Planning permission – Community hall — Legitimate expectation – Appellant seeking permission to apply for judicial review of decision to grant planning permission for mixed use development – Whether appellant having legitimate expectation of improved facilities on basis of earlier representation by respondent authority – Appeal dismissed
The former site of a district centre providing community services which included a stand-alone community hall with 413 square metres of floorspace, was marked for redevelopment. The respondent council prepared a project brief in April 2000 which provided that the developer would be expected to carry out improvements to or create new infrastructure that might include financing and building a new community hall on site if the existing hall site was to be redeveloped. In 2007, the respondents adopted a Unitary Development Plan (UDP) which, in policy 7P, required the site to be used as a community centre and health centre.
The interested party made two unsuccessful applications for planning permission. Permission was eventually granted in 2010 for a mixed use development including a health centre and a community centre with a floor space of 124 square metres. The community centre was not free-standing but contained within the health centre building.
The appellant applied for permission to seek judicial review of the decision to grant planning permission on the basis that it lacked appropriate provision for a community centre. The High Court refused permission on the basis that the respondents’ planning committee had satisfied itself that the proposal before it contained a community centre that was good enough for the purposes for which it was to be provided.
The appellant appealed, contending that there was a legitimate expectation that better and larger facilities would be provided. He argued that the respondents had failed to give effect to an understanding with community members that there would be a free-standing community hall; failed to take account of the 2002 project brief as a material consideration and failed to implement their own policy 7P of the UDP.
Held: The appeal was dismissed.
(1) A rigorous standard was to be applied when a substantive legitimate expectation was claimed on the basis of a representation or promise by a public authority, bearing in mind the duty of public authorities to exercise powers in the public interest. Only when to fail to give effect to a promise would be so unfair as to amount to an abuse of power, would it override other considerations. Changes of policy, fuelled by broad conceptions of public interest, might more readily be accepted as taking precedence over the interests of groups which enjoyed expectations generated by an earlier policy. An earlier approach of the local planning authority to an issue, even if amounting to a planning policy, could not have primacy over the statutory duty of a council to assess the current situation: R v Secretary of State for Education and Employment, ex parte Begbie [2000] 1 WLR 115; R (on the application of Barker) v Waverley Borough Council [2002] 1 P & CR 6; and R (on the application of Murphy) v Independent Assessor [2008] EWCA Civ 755 applied.
(2) In determining the application for planning permission, the respondents were required to perform their statutory duty under section 70(2) of the Town and Country Planning Act 1990 and section 38(6) of the Planning and Compulsory Purchase Act 2004. Policy 7P of the 2007 UDP required a community centre as a part of the proposed development but did not include a specific requirement as to size. In deciding what provision to make, the respondents were required to assess current needs which was a material consideration.

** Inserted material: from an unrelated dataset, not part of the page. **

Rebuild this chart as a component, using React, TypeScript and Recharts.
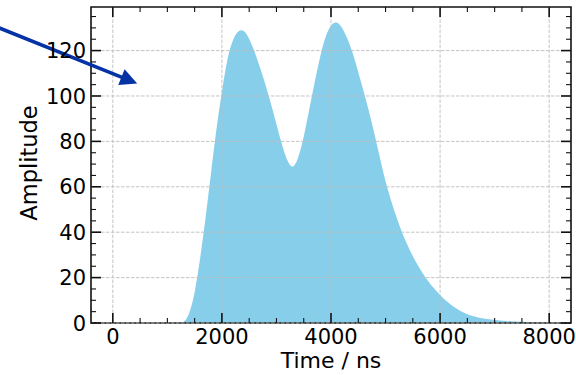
import React from 'react';
import { AreaChart, Area, XAxis, YAxis, ReferenceLine, ReferenceArea } from 'recharts';

const timeNs = [
  0, 500, 1000, 1200, 1300, 1400, 1500, 1600, 1700, 1800, 1900, 2000, 2100, 2200, 2300, 2400,
  2500, 2600, 2700, 2800, 2900, 3000, 3100, 3200, 3300, 3400, 3500, 3600, 3700, 3800, 3900,
  4000, 4100, 4200, 4300, 4400, 4500, 4600, 4700, 4800, 4900, 5000, 5100, 5200, 5300, 5400,
  5500, 5600, 5700, 5800, 5900, 6000, 6100, 6200, 6300, 6400, 6500, 6600, 6700, 6800, 6900,
  7000, 7200, 7400, 7600, 7800, 8000,
];
const amplitude = [
  0, 0, 0, 0, 0, 3.5, 12.5, 28, 46, 66, 86, 102, 117, 125, 129, 129.3,
  125.5, 119.5, 112.5, 105, 96.5, 87.5, 78.5, 71, 67.5, 72.5, 81.5, 94, 106, 117.5, 126.5,
  131.5, 133, 130.5, 125.5, 119, 110.5, 102, 93, 83, 72.5, 62, 54, 46.5, 40, 34.3,
  29.3, 25, 21.2, 17.8, 14.9, 12.3, 10, 8, 6.3, 4.9, 3.8, 3.0, 2.4, 1.95, 1.6,
  1.3, 0.9, 0.6, 0.4, 0.2, 0.1,
];

const xTicks = [0, 500, 1000, 1500, 2000, 2500, 3000, 3500, 4000, 4500, 5000, 5500, 6000, 6500, 7000, 7500, 8000];
const xMajor = [0, 2000, 4000, 6000, 8000];
const yTicks = [0, 5, 10, 15, 20, 25, 30, 35, 40, 45, 50, 55, 60, 65, 70, 75, 80, 85, 90, 95, 100, 105, 110, 115, 120, 125, 130, 135];
const yMajor = [0, 20, 40, 60, 80, 100, 120];
const xDomain = [-400, 8400];
const yDomain = [0, 139.2];

// annotation arrow, data coordinates
const arrowFrom = { x: -2240, y: 131.5 };
const arrowTo = { x: 447, y: 105.5 };

const data = timeNs.map((t, i) => ({ t, amp: amplitude[i] }));

const W = 576;
const H = 375;
const PLOT_TOP = 7;
const PLOT_RIGHT = 571;
const INK = '#111';
const FONT = '"DejaVu Sans", sans-serif';

const XTick = (props: any) => {
  const { x, y, payload } = props;
  const major = xMajor.includes(payload.value);
  const len = major ? 10 : 5;
  const sw = major ? 1.6 : 1.1;
  return (
    <g>
      <line x1={x} x2={x} y1={y} y2={y - len} stroke={INK} strokeWidth={sw} />
      <line x1={x} x2={x} y1={PLOT_TOP} y2={PLOT_TOP + len} stroke={INK} strokeWidth={sw} />
      {major && (
        <text x={x} y={y + 21} textAnchor="middle" fontSize={21} fontFamily={FONT} fill="#000">
          {payload.value}
        </text>
      )}
    </g>
  );
};

const YTick = (props: any) => {
  const { x, y, payload } = props;
  const major = yMajor.includes(payload.value);
  const len = major ? 10 : 5;
  const sw = major ? 1.6 : 1.1;
  return (
    <g>
      <line x1={x} x2={x + len} y1={y} y2={y} stroke={INK} strokeWidth={sw} />
      <line x1={PLOT_RIGHT} x2={PLOT_RIGHT - len} y1={y} y2={y} stroke={INK} strokeWidth={sw} />
      {major && (
        <text x={x - 5} y={y} dy="0.36em" textAnchor="end" fontSize={21} fontFamily={FONT} fill="#000">
          {payload.value}
        </text>
      )}
    </g>
  );
};

const Arrow = (props: any) => {
  const { x1, y1, x2, y2 } = props;
  const dx = x2 - x1;
  const dy = y2 - y1;
  const d = Math.sqrt(dx * dx + dy * dy);
  const ux = dx / d;
  const uy = dy / d;
  const hl = 17;
  const hw = 8.5;
  const bx = x2 - ux * hl;
  const by = y2 - uy * hl;
  return (
    <g>
      <line x1={x1} y1={y1} x2={bx + ux * 2} y2={by + uy * 2} stroke="#0533a5" strokeWidth={3.6} />
      <polygon
        points={`${x2},${y2} ${bx - uy * hw},${by + ux * hw} ${bx + uy * hw},${by - ux * hw}`}
        fill="#0533a5"
      />
    </g>
  );
};

export default function App() {
  return (
    <div style={{ position: 'absolute', left: 0, top: 0, width: W, height: H, background: '#fff' }}>
      <AreaChart
        width={W}
        height={H}
        data={data}
        margin={{ top: PLOT_TOP, right: W - PLOT_RIGHT, left: 0, bottom: 0 }}
        style={{ fontFamily: FONT }}
      >
        <Area
          type="basis"
          dataKey="amp"
          stroke="none"
          fill="#87ceeb"
          fillOpacity={1}
          isAnimationActive={false}
        />
        {xMajor.map((v) => (
          <ReferenceLine key={'gx' + v} x={v} stroke="#bdbdbd" strokeWidth={0.9} strokeDasharray="3.5 1.5" />
        ))}
        {yMajor.map((v) => (
          <ReferenceLine key={'gy' + v} y={v} stroke="#bdbdbd" strokeWidth={0.9} strokeDasharray="3.5 1.5" />
        ))}
        <ReferenceArea
          x1={xDomain[0]}
          x2={xDomain[1]}
          y1={yDomain[0]}
          y2={yDomain[1]}
          fill="none"
          fillOpacity={0}
          stroke={INK}
          strokeWidth={1.6}
          ifOverflow="visible"
        />
        <ReferenceLine
          segment={[arrowFrom, arrowTo]}
          ifOverflow="visible"
          shape={Arrow}
        />
        <XAxis
          dataKey="t"
          type="number"
          domain={xDomain}
          allowDataOverflow
          ticks={xTicks}
          interval={0}
          tick={XTick}
          tickLine={false}
          axisLine={false}
          tickSize={0}
          tickMargin={0}
          height={H - 323}
          label={() => (
            <text x={331} y={368} textAnchor="middle" fontSize={22} fontFamily={FONT} fill="#000">
              Time / ns
            </text>
          )}
        />
        <YAxis
          type="number"
          domain={yDomain}
          allowDataOverflow
          ticks={yTicks}
          interval={0}
          tick={YTick}
          tickLine={false}
          axisLine={false}
          tickSize={0}
          tickMargin={0}
          width={91}
          label={() => (
            <text
              x={37}
              y={163}
              transform="rotate(-90 37 163)"
              textAnchor="middle"
              fontSize={22.5}
              fontFamily={FONT}
              fill="#000"
            >
              Amplitude
            </text>
          )}
        />
      </AreaChart>
    </div>
  );
}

With conspicuous care and thoroughness, the planning officer’s report had assessed those needs, paying regard to other community facilities in the area. The report drew attention to the community centre proposed being significantly reduced in size from that in earlier planning applications and a consultation was conducted. The representations made were adequately summarised and responses stated in the officer’s report to committee.
Even assuming that there was an intention in 2002, made known to community representatives, that a large and separate community centre was to be included in the development, that fell well below a substantive legitimate expectation. There was a delay of many years before the relevant planning application was considered and the respondents were obliged to have regard to the current development plan which required an assessment of current needs. That was the public duty of the respondents to the community as a whole and it would have been wrong for them to have been deflected from performing that duty because a different assessment of community needs had been made and communicated, before the UDP was adopted, in 2002. The 2002 assessment and project were not material considerations in the statutory sense to an assessment made in 2010.
The planning committee had been made aware that a larger community centre had been proposed in earlier applications. The respondents could not be required to carry forward that earlier assessment, even if accompanied by an understanding conveyed to representatives of the community in 2002, into a material consideration in 2010. Even if such an understanding was conveyed, it could not fetter the discretion of the respondents in the exercise of their statutory duty in present circumstances. There were competing needs for space in the proposed development and other interests, in addition to the need for a community centre, needed to be considered. It had not been an abuse of power to assess current needs rather than apply an assessment of needs made many years before.
Ian Dove QC and Jamie Burton (instructed by Richard Buxton, of Cambridge) appeared for the appellant; Daniel Kolinsky (instructed by Southwark London Borough Council) appeared for respondents; Neil King QC and Robert Walton (instructed by Richard Max & Co) appeared for the interested party.